Attorney George: Nothing legally wrong in Government’s choice for President

The content originally appeared on: News Americas Now

Black Immigrant Daily News

The content originally appeared on: Trinidad and Tobago Newsday

Attorney Martin George

Tobago Business Chamber chairman and attorney Martin George says there is nothing legally wrong in the Government nominating Christine Kangaloo – President of the Senate – for President of the country.

The Prime Minister announced Kangaloo as the government’s choice at a press conference on Friday.

The selection has been criticised by the Opposition and other political rivals as Kangaloo has had a long history as part of the ruling People’s National Movement (PNM), including as a Cabinet minister.

However, George said her selection was not illegal.

“In fact, such a view is fortified and enshrined within our very own Constitution when one looks at the sections which deal with the President and the appointment of a President it is pellucid from section 24 that the framers actually envisaged the possibility that someone who is a member of the Senate or a member of the House of Representatives can be elected as President,” he said on Saturday in a WhatsApp video.

“Section 24 says where a member of the Senate or the House of Representatives is elected as President, his seat in the Senate or the House of Representatives, respectively, shall become vacant.

“So it is clear that the framers of the Constitution considered the possibility that someone could be a sitting member of the House of Representatives or Senate and still be appointed as President or nominated for such an appointment. There is nothing at all legally wrong with it. So it is clear that the government is on solid legal ground in making such a decision.”

But George said the issue has given way to the court of public opinion.

“Based upon what persons have expressed since the naming of their (Government’s) choice, it is clear that some consideration ought to be taken as to hearing the views of others.”

He referred to a 1936 Privy Council case in Trinidad and Tobago – Andre Paul Terence Ambard versus the Attorney General – to support his point.

“In that Privy Council case, Lord Atkins made it clear that one must always look at these situations with an open mind.
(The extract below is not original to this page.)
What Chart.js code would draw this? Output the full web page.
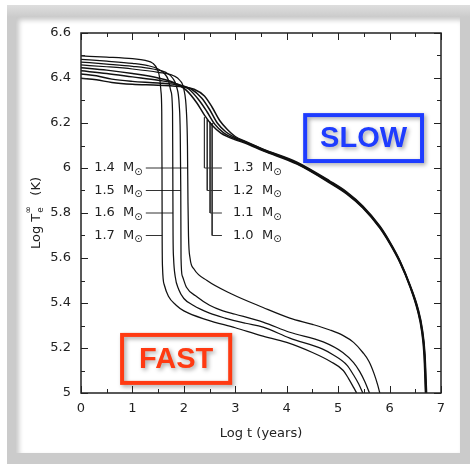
<!DOCTYPE html>
<html>
<head>
<meta charset="utf-8">
<script src="https://cdn.jsdelivr.net/npm/chart.js@4.4.1/dist/chart.umd.min.js"></script>
<style>
  html, body { margin: 0; padding: 0; background: #fff; }
  #frame { position: absolute; left: 7px; top: 5px; width: 463px; height: 459px;
           background: linear-gradient(#dedede, #cbcbcb 12px); }
  #panel { position: absolute; left: 9px; top: 12px; width: 444px; height: 436px;
           background: #fff; box-shadow: inset 3px 3px 5px rgba(0,0,0,0.22); }
  #cooling { position: absolute; left: 0; top: 0; }
</style>
</head>
<body>
<div id="frame"><div id="panel"></div></div>
<canvas id="cooling" width="470" height="464"></canvas>
<script>
// cooling curves: [log t (yr), log Te_inf (K)]
const masses = ['1.0', '1.1', '1.2', '1.3', '1.4', '1.5', '1.6', '1.7'];

const curve10 = [[0,6.399],[0.3,6.392],[0.6,6.38],[1.0,6.372],[1.5,6.368],[2.0,6.36],[2.2,6.35],[2.4,6.32],
  [2.55,6.27],[2.7,6.21],[2.85,6.17],[3.0,6.14],[3.2,6.118],[3.54,6.084],[4.2,6.026],[4.84,5.942],
  [5.17,5.893],[5.48,5.831],[5.81,5.742],[6.0,5.674],[6.2,5.589],[6.4,5.479],[6.555,5.374],[6.637,5.284],
  [6.688,5.174],[6.72,5.0]];
const curve11 = [[0,6.418],[0.3,6.41],[0.6,6.395],[1.0,6.385],[1.5,6.378],[1.9,6.368],[2.15,6.35],[2.35,6.31],
  [2.5,6.26],[2.65,6.20],[2.82,6.16],[3.0,6.135],[3.2,6.116],[3.54,6.082],[4.2,6.023],[4.84,5.939],
  [5.17,5.890],[5.48,5.828],[5.81,5.739],[6.0,5.671],[6.2,5.586],[6.4,5.476],[6.552,5.371],[6.633,5.281],
  [6.683,5.171],[6.713,5.0]];
const curve12 = [[0,6.432],[0.5,6.42],[1.0,6.405],[1.5,6.39],[1.85,6.375],[2.1,6.35],[2.3,6.30],[2.45,6.25],
  [2.6,6.195],[2.78,6.155],[3.0,6.13],[3.2,6.113],[3.54,6.079],[4.2,6.020],[4.84,5.936],
  [5.17,5.887],[5.48,5.825],[5.81,5.736],[6.0,5.668],[6.2,5.583],[6.4,5.473],[6.548,5.368],[6.628,5.278],
  [6.677,5.168],[6.705,5.0]];
const curve13 = [[0,6.446],[0.5,6.435],[1.0,6.42],[1.5,6.40],[1.8,6.38],[2.05,6.345],[2.25,6.29],[2.4,6.235],
  [2.55,6.19],[2.72,6.155],[3.0,6.125],[3.2,6.11],[3.54,6.076],[4.2,6.017],[4.84,5.933],
  [5.17,5.884],[5.48,5.822],[5.81,5.733],[6.0,5.665],[6.2,5.58],[6.4,5.47],[6.545,5.365],[6.624,5.275],
  [6.671,5.165],[6.698,5.0]];
const curve14 = [[0,6.458],[0.5,6.45],[1.0,6.44],[1.5,6.425],[1.8,6.41],[1.92,6.39],[2.0,6.35],[2.05,6.25],
  [2.07,6.1],[2.08,5.85],[2.09,5.7],[2.12,5.6],[2.2,5.55],[2.45,5.5],[2.93,5.44],[3.54,5.38],[4.06,5.333],
  [4.5,5.305],[4.84,5.28],[5.1,5.255],[5.3,5.225],[5.48,5.18],[5.6,5.14],[5.7,5.085],[5.77,5.035],[5.81,5.0]];
const curve15 = [[0,6.471],[0.5,6.462],[1.0,6.452],[1.4,6.44],[1.65,6.425],[1.78,6.40],[1.86,6.36],[1.91,6.28],
  [1.93,6.15],[1.94,5.9],[1.945,5.6],[1.97,5.52],[2.05,5.47],[2.26,5.427],[2.5,5.39],[2.76,5.365],[3.0,5.35],
  [3.54,5.315],[4.06,5.27],[4.71,5.227],[5.09,5.18],[5.3,5.135],[5.42,5.095],[5.52,5.05],[5.61,5.0]];
const curve16 = [[0,6.483],[0.5,6.475],[1.0,6.465],[1.3,6.455],[1.5,6.44],[1.62,6.42],[1.7,6.39],[1.75,6.34],
  [1.78,6.25],[1.785,6.0],[1.79,5.7],[1.80,5.6],[1.83,5.52],[1.9,5.46],[2.0,5.42],[2.18,5.39],[2.5,5.355],
  [2.8,5.333],[3.2,5.31],[3.54,5.293],[4.06,5.244],[4.7,5.195],[4.9,5.17],[5.17,5.124],[5.3,5.08],[5.4,5.04],[5.48,5.0]];
const curve17 = [[0,6.498],[0.5,6.493],[1.0,6.486],[1.25,6.478],[1.4,6.465],[1.48,6.44],[1.53,6.40],[1.555,6.34],
  [1.57,6.25],[1.575,6.0],[1.578,5.7],[1.585,5.56],[1.62,5.48],[1.7,5.43],[1.85,5.39],[2.0,5.365],[2.45,5.325],
  [3.0,5.29],[3.5,5.255],[4.0,5.225],[4.5,5.18],[4.85,5.14],[5.1,5.10],[5.2,5.065],[5.3,5.025],[5.36,5.0]];

const curves = [curve10, curve11, curve12, curve13, curve14, curve15, curve16, curve17];

// leader lines from each mass label to its curve
const leader10 = [[2.55,6.20],[2.55,5.7],[2.74,5.7]];
const leader11 = [[2.51,6.205],[2.51,5.8],[2.74,5.8]];
const leader12 = [[2.455,6.215],[2.455,5.9],[2.74,5.9]];
const leader13 = [[2.40,6.225],[2.40,6.0],[2.74,6.0]];
const leader14 = [[1.26,6.0],[2.075,6.0]];
const leader15 = [[1.26,5.9],[1.94,5.9]];
const leader16 = [[1.26,5.8],[1.79,5.8]];
const leader17 = [[1.26,5.7],[1.578,5.7]];
const leaders = [leader10, leader11, leader12, leader13, leader14, leader15, leader16, leader17];

// label anchors: [x, y, side]
const labelAt = [[2.955,5.7,'r'],[2.955,5.8,'r'],[2.955,5.9,'r'],[2.955,6.0,'r'],
                 [1.20,6.0,'l'],[1.20,5.9,'l'],[1.20,5.8,'l'],[1.20,5.7,'l']];

const xTicks = [0, 1, 2, 3, 4, 5, 6, 7];
const yTicks = [5, 5.2, 5.4, 5.6, 5.8, 6, 6.2, 6.4, 6.6];

const FONT = '"DejaVu Sans", sans-serif';

const toXY = pts => pts.map(([x, y]) => ({x, y}));

const datasets = [];
curves.forEach((c, i) => datasets.push({
  label: masses[i] + ' M',
  data: toXY(c),
  borderColor: '#111',
  borderWidth: i < 4 ? 1.5 : 1.25,   // the four slow ones merge into one thick track
  pointRadius: 0,
  cubicInterpolationMode: 'monotone',
  fill: false
}));
leaders.forEach(l => datasets.push({
  data: toXY(l),
  borderColor: '#333',
  borderWidth: 1,
  pointRadius: 0,
  tension: 0,
  fill: false
}));

// box, inward ticks on all four sides, axis titles, mass labels
const decorations = {
  id: 'decorations',
  afterDatasetsDraw(chart) {
    const {ctx, chartArea: a, scales: {x, y}} = chart;
    ctx.save();
    ctx.strokeStyle = '#222';
    ctx.lineWidth = 1.5;
    ctx.strokeRect(a.left, a.top, a.right - a.left, a.bottom - a.top);

    ctx.lineWidth = 1;
    ctx.beginPath();
    for (let v = 0; v <= 7.001; v += 0.5) {
      const px = Math.round(x.getPixelForValue(v)) + 0.5;
      const len = Math.abs(v - Math.round(v)) < 1e-6 ? 7 : 4;
      ctx.moveTo(px, a.bottom); ctx.lineTo(px, a.bottom - len);
      ctx.moveTo(px, a.top); ctx.lineTo(px, a.top + len);
    }
    for (let k = 0; k <= 16; k++) {
      const v = 5 + k * 0.1;
      const py = Math.round(y.getPixelForValue(v)) + 0.5;
      const len = k % 2 === 0 ? 7 : 4;
      ctx.moveTo(a.left, py); ctx.lineTo(a.left + len, py);
      ctx.moveTo(a.right, py); ctx.lineTo(a.right - len, py);
    }
    ctx.stroke();

    ctx.fillStyle = '#222';
    ctx.font = '13px ' + FONT;
    ctx.textBaseline = 'middle';

    // mass labels with subscript sun symbol
    labelAt.forEach(([lx, ly, side], i) => {
      const main = masses[i] + '  M';
      ctx.font = '13px ' + FONT;
      const w1 = ctx.measureText(main).width;
      ctx.font = '10px ' + FONT;
      const w2 = ctx.measureText('\u2299').width;
      const px = x.getPixelForValue(lx);
      const py = y.getPixelForValue(ly);
      const start = side === 'l' ? px - w1 - w2 : px;
      ctx.font = '13px ' + FONT;
      ctx.textAlign = 'left';
      ctx.fillText(main, start, py);
      ctx.font = '10px ' + FONT;
      ctx.fillText('\u2299', start + w1, py + 4);
    });

    // x title
    ctx.font = '13px ' + FONT;
    ctx.textAlign = 'center';
    ctx.fillText('Log t (years)', (a.left + a.right) / 2, a.bottom + 41);

    // y title, rotated, with Te^inf
    ctx.translate(37, (a.top + a.bottom) / 2);
    ctx.rotate(-Math.PI / 2);
    ctx.textAlign = 'left';
    ctx.font = '13px ' + FONT;
    const p1 = 'Log T', p3 = '(K)';
    const w1 = ctx.measureText(p1).width;
    const w3 = ctx.measureText(p3).width;
    const gap = 18;
    const total = w1 + gap + w3;
    let cx = -total / 2;
    ctx.fillText(p1, cx, 0);
    ctx.font = '9px ' + FONT;
    ctx.fillText('\u221e', cx + w1, -8);
    ctx.fillText('e', cx + w1 + 1, 4);
    ctx.font = '13px ' + FONT;
    ctx.fillText(p3, cx + w1 + gap, 0);
    ctx.restore();
  }
};

// the two boxed tags, placed in data units
const tags = [
  {text: 'SLOW', color: '#1e3cff', x0: 4.32, x1: 6.67, y0: 6.244, y1: 6.022},
  {text: 'FAST', color: '#ff3a12', x0: 0.76, x1: 2.94, y0: 5.267, y1: 5.036}
];
const tagPlugin = {
  id: 'tags',
  afterDraw(chart) {
    const {ctx, scales: {x, y}} = chart;
    tags.forEach(t => {
      const l = x.getPixelForValue(t.x0), r = x.getPixelForValue(t.x1);
      const tp = y.getPixelForValue(t.y0), bt = y.getPixelForValue(t.y1);
      ctx.save();
      ctx.shadowColor = 'rgba(0,0,0,0.35)';
      ctx.shadowBlur = 4;
      ctx.shadowOffsetX = 2;
      ctx.shadowOffsetY = 2;
      ctx.strokeStyle = t.color;
      ctx.lineWidth = 4;
      ctx.strokeRect(l + 2, tp + 2, r - l - 4, bt - tp - 4);
      ctx.fillStyle = t.color;
      ctx.font = 'bold 29px "Liberation Sans", Arial, sans-serif';
      ctx.textAlign = 'center';
      ctx.textBaseline = 'middle';
      ctx.fillText(t.text, (l + r) / 2, (tp + bt) / 2 + 1);
      ctx.restore();
    });
  }
};

new Chart(document.getElementById('cooling'), {
  type: 'line',
  data: { datasets },
  options: {
    responsive: false,
    animation: false,
    layout: { padding: { top: 33, right: 29, bottom: 0, left: 0 } },
    plugins: { legend: { display: false }, tooltip: { enabled: false } },
    scales: {
      x: {
        type: 'linear', min: 0, max: 7,
        afterFit: s => { s.height = 71; },
        afterBuildTicks: s => { s.ticks = xTicks.map(v => ({value: v})); },
        grid: { display: false, drawTicks: false },
        border: { display: false },
        ticks: { padding: 8, color: '#222', font: { family: FONT, size: 13 } }
      },
      y: {
        type: 'linear', min: 5, max: 6.6,
        afterFit: s => { s.width = 81; },
        afterBuildTicks: s => { s.ticks = yTicks.map(v => ({value: v})); },
        grid: { display: false, drawTicks: false },
        border: { display: false },
        ticks: {
          padding: 10, color: '#222', font: { family: FONT, size: 13 },
          callback: v => String(Number(v.toFixed(1)))
        }
      }
    }
  },
  plugins: [decorations, tagPlugin]
});
</script>
</body>
</html>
In fact, Lord Atkins in that case said ‘Justice is not a cloistered virtue and must be allowed to suffer the scrutiny and the respectful, even though outspoken comments of ordinary men.’

“In other words, we, in looking at this situation in Trinidad and Tobago, have to listen to and be willing to hear the comments of ordinary citizens on the matter, and the government can then decide whether they take those into account or not.”

He urged the Government to reflect on the Privy Council case “where Lord Atkins made it clear that we must still, even though you are on solid ground legally, you must still be open to hearing the views of others and of course you then make your final decision based upon that.”